Pagwas$Merged_celltype_pvalue<-Merge_celltype_p(single_p=correct_pdf$pooled_p,celltype=Pagwas$Celltype_anno$annotation)

#Integrate and output the results of single-cell analysis.
a <- data.frame(
     scPagwas.TRS.Score = Single_data$scPagwas.TRS.Score1,
    scPagwas.downTRS.Score = Single_data$scPagwas.downTRS.Score2,
     scPagwas.gPAS.score = Pagwas$scPagwas.gPAS.score,
     Random_Correct_BG_p = correct_pdf$pooled_p,
     Random_Correct_BG_adjp = correct_pdf$adj_p,
     Random_Correct_BG_z = correct_pdf$pooled_z)
utils::write.csv(a,file = "_singlecell_scPagwas_score_pvalue.Result.csv",quote = F)

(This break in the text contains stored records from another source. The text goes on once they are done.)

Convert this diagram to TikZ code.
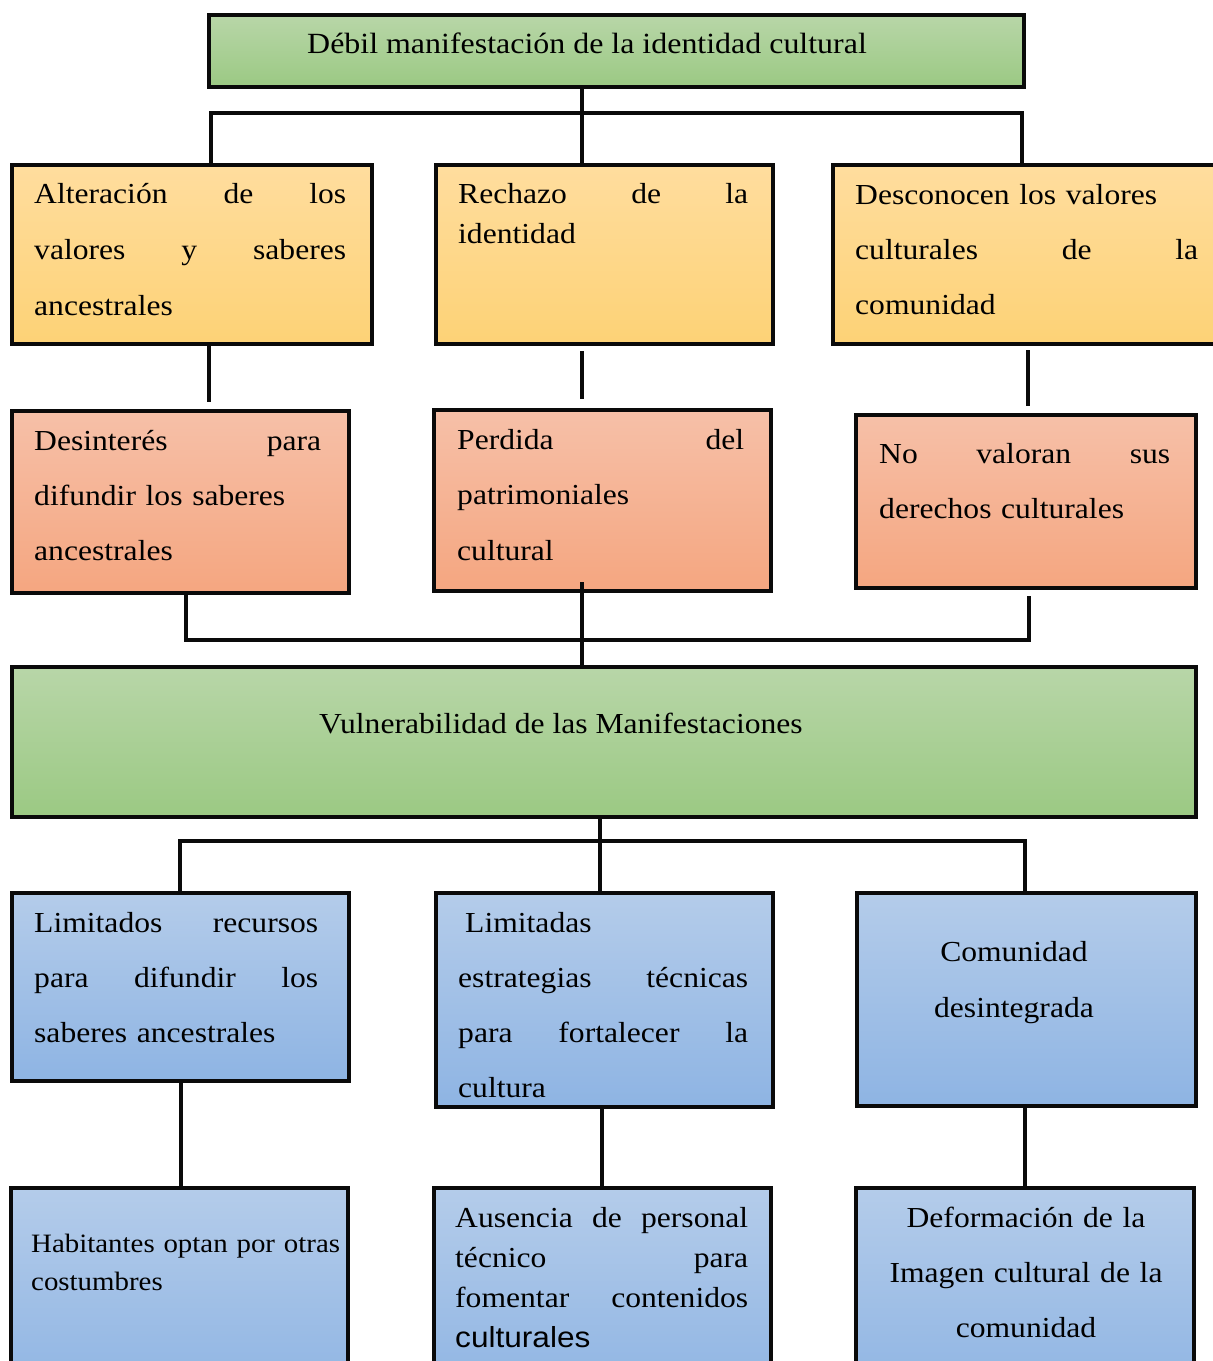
\documentclass[tikz,border=0pt]{standalone}
\usepackage{fontspec}
\setmainfont{Liberation Serif}[FakeStretch=1.09]
\setsansfont{Liberation Sans}[FakeStretch=1.09]
\usetikzlibrary{calc}

\definecolor{greenTop}{RGB}{184,214,168}
\definecolor{greenBot}{RGB}{155,201,131}
\definecolor{orangeTop}{RGB}{255,221,158}
\definecolor{orangeBot}{RGB}{253,210,118}
\definecolor{salmonTop}{RGB}{246,192,168}
\definecolor{salmonBot}{RGB}{245,166,128}
\definecolor{blueTop}{RGB}{180,204,234}
\definecolor{blueBot}{RGB}{142,180,227}
\definecolor{ink}{RGB}{10,10,10}

\tikzset{
  panel/.style={rectangle, draw=ink, line width=4, inner sep=0},
  greenpanel/.style={panel, top color=greenTop, bottom color=greenBot},
  orangepanel/.style={panel, top color=orangeTop, bottom color=orangeBot},
  salmonpanel/.style={panel, top color=salmonTop, bottom color=salmonBot},
  bluepanel/.style={panel, top color=blueTop, bottom color=blueBot},
  link/.style={draw=ink, line width=4},
  body/.style={anchor=base west, inner sep=0, align=left, text width=#1},
  centred/.style={anchor=base, inner sep=0, align=center, text width=#1},
}

\begin{document}
\begin{tikzpicture}[x=1pt, y=-1pt]
\useasboundingbox (0,0) rectangle (1213,1361);
\clip (0,0) rectangle (1213,1361);

% ---- boxes ----
\node[greenpanel, minimum width=815, minimum height=72] (top) at (616.5,51) {};

\node[orangepanel, minimum width=360, minimum height=179] (A) at (192,254.5) {};
\node[orangepanel, minimum width=337, minimum height=179] (B) at (604.5,254.5) {};
\node[orangepanel, minimum width=397, minimum height=179] (C) at (1031.5,254.5) {};

\node[salmonpanel, minimum width=337, minimum height=182] (D) at (180.5,502) {};
\node[salmonpanel, minimum width=337, minimum height=181] (E) at (602.5,500.5) {};
\node[salmonpanel, minimum width=340, minimum height=173] (F) at (1026,501.5) {};

\node[greenpanel, minimum width=1184, minimum height=150] (big) at (604,742) {};

\node[bluepanel, minimum width=337, minimum height=188] (G) at (180.5,987) {};
\node[bluepanel, minimum width=337, minimum height=214] (H) at (604.5,1000) {};
\node[bluepanel, minimum width=339, minimum height=213] (I) at (1026.5,999.5) {};

\node[bluepanel, minimum width=337, minimum height=212] (J) at (179.5,1294) {};
\node[bluepanel, minimum width=337, minimum height=212] (K) at (602.5,1294) {};
\node[bluepanel, minimum width=338, minimum height=212] (L) at (1025,1294) {};

% ---- texts ----
\node[anchor=base west, inner sep=0, font=\fontsize{29.3}{56}\selectfont] (tTop) at (307,53)
  {Débil manifestación de la identidad cultural};

\node[body=312, font=\fontsize{29}{56}\selectfont] (tA) at (34,203)
  {Alteración\hfill de\hfill los\\ valores\hfill y\hfill saberes\\ ancestrales};
\node[body=290, font=\fontsize{29}{40}\selectfont] (tB) at (458,203)
  {Rechazo\hfill de\hfill la\\ identidad};
\node[body=343, font=\fontsize{29}{55}\selectfont] (tC) at (855,204)
  {Desconocen los valores\\ culturales\hfill de\hfill la\\ comunidad};

\node[body=287, font=\fontsize{29}{55}\selectfont] (tD) at (34,450)
  {Desinterés\hfill para\\ difundir los saberes\\ ancestrales};
\node[body=287, font=\fontsize{29}{55.5}\selectfont] (tE) at (457,449)
  {Perdida\hfill del\\ patrimoniales\\ cultural};
\node[body=291, font=\fontsize{29}{55}\selectfont] (tF) at (879,463)
  {No\hfill valoran\hfill sus\\ derechos culturales};

\node[anchor=base west, inner sep=0, font=\fontsize{29}{56}\selectfont] (tBig) at (319,733)
  {Vulnerabilidad de las Manifestaciones};

\node[body=284, font=\fontsize{29}{55}\selectfont] (tG) at (34,932)
  {Limitados\hfill recursos\\ para\hfill difundir\hfill los\\ saberes ancestrales};
\node[body=290, font=\fontsize{29}{55}\selectfont] (tH) at (458,932)
  {\hspace*{7pt}Limitadas\\ estrategias\hfill técnicas\\ para\hfill fortalecer\hfill la\\ cultura};
\node[centred=320, font=\fontsize{29}{56}\selectfont] (tI) at (1014,961)
  {Comunidad\\ desintegrada};

\node[body=330, font=\fontsize{26.5}{38}\selectfont] (tJ) at (31,1252)
  {Habitantes optan por otras\\ costumbres};
\node[body=293, font=\fontsize{29}{40}\selectfont] (tK) at (455,1227)
  {Ausencia\hfill de\hfill personal\\ técnico\hfill para\\ fomentar\hfill contenidos\\ {\sffamily culturales}};
\node[centred=330, font=\fontsize{29}{55}\selectfont] (tL) at (1026,1227)
  {Deformación de la\\ Imagen cultural de la\\ comunidad};

% ---- connector positions ----
\coordinate (hubTop) at (582,113);
\coordinate (barL1) at (211,113);
\coordinate (barR1) at (1022,113);
\coordinate (dropA) at (209,0);
\coordinate (dropC) at (1028,0);
\coordinate (joinL) at (186,640);
\coordinate (joinR) at (1029,640);
\coordinate (hubBig) at (600,841);
\coordinate (barL2) at (180,841);
\coordinate (barR2) at (1025,841);
\coordinate (dropG) at (181,0);
\coordinate (dropH) at (602,0);
\coordinate (dropI) at (1025,0);

% upper tree
\draw[link] (hubTop |- top.south) -- (hubTop |- B.north);
\draw[link] (barL1 |- A.north) -- (barL1) -- (barR1) -- (barR1 |- C.north);

% orange to salmon
\draw[link, shorten >=7] (dropA |- A.south) -- (dropA |- D.north);
\draw[link, shorten <=5, shorten >=9] (hubTop |- B.south) -- (hubTop |- E.north);
\draw[link, shorten <=4, shorten >=7] (dropC |- C.south) -- (dropC |- F.north);

% salmon row into the central box
\draw[link, shorten >=6] (joinL |- D.south) -- (joinL) -- (joinR) -- (joinR |- F.south);
\draw[link] ($(hubTop |- E.south)+(0,-11)$) -- (hubTop |- big.north);

% lower tree
\draw[link] (hubBig |- big.south) -- (hubBig |- H.north);
\draw[link] (barL2 |- G.north) -- (barL2) -- (barR2) -- (barR2 |- I.north);

% blue rows
\draw[link] (dropG |- G.south) -- (dropG |- J.north);
\draw[link] (dropH |- H.south) -- (dropH |- K.north);
\draw[link] (dropI |- I.south) -- (dropI |- L.north);
\end{tikzpicture}
\end{document}
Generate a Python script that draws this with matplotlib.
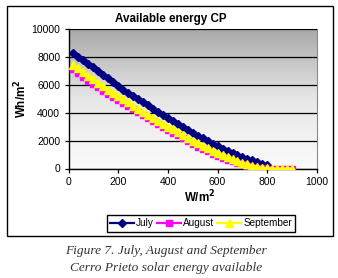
import numpy as np
import matplotlib.pyplot as plt
from matplotlib.patches import Rectangle
from matplotlib.colors import LinearSegmentedColormap

# irradiance (W/m2) for each point
irr_july = [20, 40, 60, 80, 100, 120, 140, 160, 180, 200, 220, 240, 260, 280,
            300, 320, 340, 360, 380, 400, 420, 440, 460, 480, 500, 520, 540,
            560, 580, 600, 620, 640, 660, 680, 700, 720, 740, 760, 780, 800]
irr_aug_sep = irr_july + [820, 840, 860, 880, 900]

july = [8300, 8020, 7760, 7500, 7250, 6980, 6720, 6460, 6180, 5900, 5650,
        5420, 5180, 4950, 4750, 4520, 4280, 4060, 3820, 3600, 3400, 3200,
        2980, 2770, 2550, 2350, 2160, 1970, 1780, 1600, 1430, 1270, 1120,
        970, 830, 700, 580, 460, 350, 240]
august = [7100, 6830, 6560, 6300, 6060, 5820, 5590, 5360, 5130, 4900, 4680,
          4460, 4240, 4030, 3820, 3610, 3400, 3190, 2980, 2780, 2580, 2380,
          2180, 1990, 1760, 1570, 1390, 1220, 1060, 900, 760, 630, 510, 410,
          300, 200, 120, 50, 10, 0, 0, 0, 0, 0, 0]
september = [7450, 7170, 6900, 6640, 6390, 6140, 5900, 5660, 5420, 5190, 4960,
             4740, 4510, 4290, 4070, 3860, 3640, 3430, 3220, 3010, 2800, 2600,
             2400, 2200, 2000, 1810, 1630, 1450, 1280, 1120, 960, 810, 670,
             540, 420, 310, 210, 120, 50, 10, 0, 0, 0, 0, 0]

W, H = 338, 278
fig = plt.figure(figsize=(W / 100, H / 100), dpi=100)
fig.patch.set_facecolor("white")
plt.rcParams["font.family"] = ["Liberation Sans", "DejaVu Sans"]

# chart frame
fig.patches.append(Rectangle((7 / W, 1 - 236 / H), 326 / W, 230 / H,
                             transform=fig.transFigure, fill=False,
                             edgecolor="black", lw=1.0))

ax = fig.add_axes([68.5 / W, 1 - 168.5 / H, 248.5 / W, 139.5 / H])

# gray gradient background
grad = np.linspace(0, 1, 256).reshape(-1, 1)
cmap = LinearSegmentedColormap.from_list("bg", ["#fbfbfb", "#e6e6e6", "#a8a8a8"])
ax.imshow(grad, extent=[0, 1, 0, 1], transform=ax.transAxes, cmap=cmap,
          aspect="auto", origin="lower", zorder=0)

ax.plot(irr_july, july, "-D", color="#000080", lw=1.6, markersize=3.8,
        label="July", zorder=3)
ax.plot(irr_aug_sep, august, "-s", color="#ff00ff", lw=1.6, markersize=4.6,
        label="August", zorder=4)
ax.plot(irr_aug_sep, september, "-^", color="#ffff00", lw=1.6, markersize=5.4,
        label="September", zorder=5)

ax.set_xlim(0, 1000)
ax.set_ylim(0, 10000)
ax.set_xticks(range(0, 1001, 200))
ax.set_yticks(range(0, 10001, 2000))
ax.grid(axis="y", color="black", lw=0.9)
ax.set_axisbelow(False)
for s in ["top", "right"]:
    ax.spines[s].set_color("#8a8a8a")
    ax.spines[s].set_linewidth(0.8)
for s in ["left", "bottom"]:
    ax.spines[s].set_color("black")
    ax.spines[s].set_linewidth(1.0)
ax.tick_params(direction="out", length=3, width=0.9, labelsize=7.5, pad=3)

fig.text(171 / W, 1 - 19 / H, "Available energy CP", ha="center",
         va="center", fontsize=8.4, fontweight="bold")
fig.text(21 / W, 1 - 99 / H, "Wh/m$^\\mathbf{2}$", rotation=90, ha="center",
         va="center", fontsize=8.4, fontweight="bold")
fig.text(200 / W, 1 - 197 / H, "W/m$^\\mathbf{2}$", ha="center", va="center",
         fontsize=8.4, fontweight="bold")

leg = fig.legend(loc="center", bbox_to_anchor=(201 / W, 1 - 223 / H), ncol=3,
                 fontsize=7.2, frameon=True, fancybox=False, framealpha=1,
                 edgecolor="black", borderpad=0.35, columnspacing=0.3,
                 handletextpad=0.2, handlelength=2.4)
leg.get_frame().set_linewidth(1.0)

fig.text(166 / W, 1 - 251 / H, "Figure 7. July, August and September",
         ha="center", va="center", fontsize=9.6, style="italic",
         family="Liberation Serif", color="#333333")
fig.text(166 / W, 1 - 268 / H, "Cerro Prieto solar energy available",
         ha="center", va="center", fontsize=9.6, style="italic",
         family="Liberation Serif", color="#333333")

fig.savefig("out.png", dpi=100)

Single_data$scPagwas.TRS.Score1 : Trait relevant score based on top trait relevant genes.
Single_data$scPagwas.downTRS.Score2: Trait relevant score based on anti-genetic relevant genes.

Note: Although our article primarily focuses on the TRS scores, it does not imply that reverse “downTRS” are always devoid of significance. During our following research, we observed that in certain phenotypes, such as some cancer traits.When observing the density distribution plot of gPas scores, it becomes evident that it exhibits a high and sharp peak. This indicates that the majority of cells have minor effects. However, if the distribution shows a more pronounced long-tail behavior, the direction of this long tail can influence the impact of PCC gene pairs on the phenotype.

In other words, specific genotypes may be more closely related to a reduced risk of the phenotype. However, It requires a case-by-case analysis. The question then arises: do GWAS genetic effect mainly have a positive or negative impact on phenotypes? What factors determine this impact? This is a highly intriguing question that we intend to explore further in subsequent research. We encourage researchers to consider the distribution of scPagwas.gPAS.score as an adjunctive factor for assessing directionality, though it is not absolute and should be analyzed on a case-by-case basis.
Random_Correct_BG_pdf : Dataframe containing the calculated results of p-values after background correction for TRS of each cell, including pooled_p, adj_p, pooled_z, and other results.
Merged_celltype_pvalue : P-value results of cell types after merging the p-values of single cells.

All these sub-functions for scPagwas can running dependently, but need to run orderly. The scPagwas_main function is a wrapper functions for these sub-functions.